If the FFS has high transaction volume and/or owns a third-party software system, the ability to transfer transaction files electronically to the University's financial system (via the intramural feeder process) can be established by working with FAR. This process will include development of centrally retained billing documentation and appropriate data account validation processing prior to release into the University financial system to create an invoice. The account validation process will need to check for invalid and closed accounts. (Transactions fed via the intramural feeder process will post in the accounting system as SBs.)

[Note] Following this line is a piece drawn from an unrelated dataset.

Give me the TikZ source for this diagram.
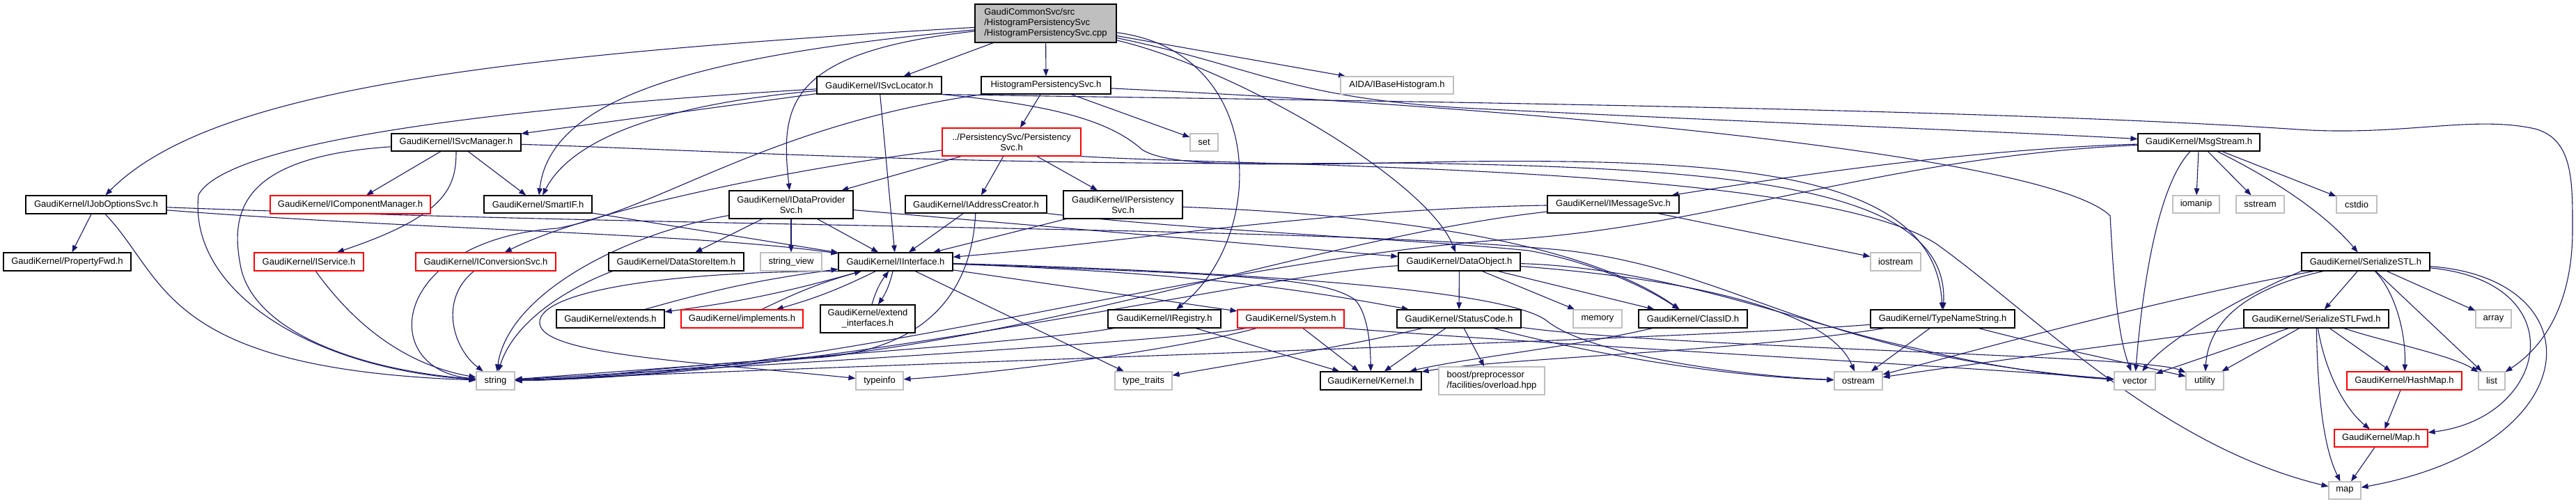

  • Departments looking to purchase new or updated third-party software system, please contact FAR for assistance in capturing all the necessary elements for invoicing.

Internal Billing (IB) or Service Billing (SB):

  • IB's route to each buying account for approval. SB's do not route for approval. The ability to initiate SB's requires authorization and is tied to the revenue account. Please go to the Administrative Systems Request link to request SB access.

  • Attachments should have sufficient billing detail to fulfill university documentation needs for buyers and for audit purposes.

  • Both the IB and the SB have an import option to facilitate larger volumes of transactions.

  • If a department would like to partially fund the cost of a buying account, the FFS can bill the buying account and the supporting account. For example, XYZ department would like to subsidize 25% of their department's purchases from a specific FFS operation. The FFS would bill the buying account and XYZ's subsidizing account, allowing the FFS to recover the full cost of the service expense.

    If the FFS does not have the ability to split a transaction, the buying department can do a GEC for the subsidized portion from the buying account after the charges have been incurred.

External ONLY - Additional Guidelines for Billing:

External billing must be done NO LESS than quarterly. Monthly billings are strongly encouraged.

External billings must use the University's Central Billing System. Training is required to enter invoice information into the UR system in ADIN. Please note that Accounts Receivable sends statements, not invoices, to customers and their statements provide limited (30 characters) billing details.

All receivables from external sales must be processed AND received through the ISU Receivables Office, except when payment is collected at the point of sale.


Each FFS must review its rates on an annual basis.

Internal ONLY - Additional Guidelines for Annual Rate Review:

  • Any deficit or surplus generated at year-end needs to be included in the next year's rate calculation.

External ONLY - Additional Guidelines for Annual Rate Review:

  • Deficits generated should be included in the next year's rate calculation.

  • Surplus generated from external revenue can be used to subsidize rates for internal customers or transferred to a FFS reserve (292) account.


FFS operations are responsible for retaining all financial and budget records that document the development of rates for goods and services and the actual rates in effect for specified periods of time for a period of no less than 10 years. For Internal Billings and Services Billings, the FFS must also retain transaction detail and supporting documentation. For external sales, the FFS should retain transaction detail and supporting documentation for a minimum of 5 years or as long necessary to enforce the billing. See University Policy Library - Record Retention.


When a FFS operation ceases to exist, contact FAR for proper method of closure. Remaining balances cannot be spent down from the FFS account, as the FFS has more restrictive guidelines.

Please note, student fee accounts (special course fees, computer fees, mandatory fees, etc.) are not FFS accounts and therefore should not transfer any balances to a 290/292 account. For assistance regarding these accounts please contact FAR.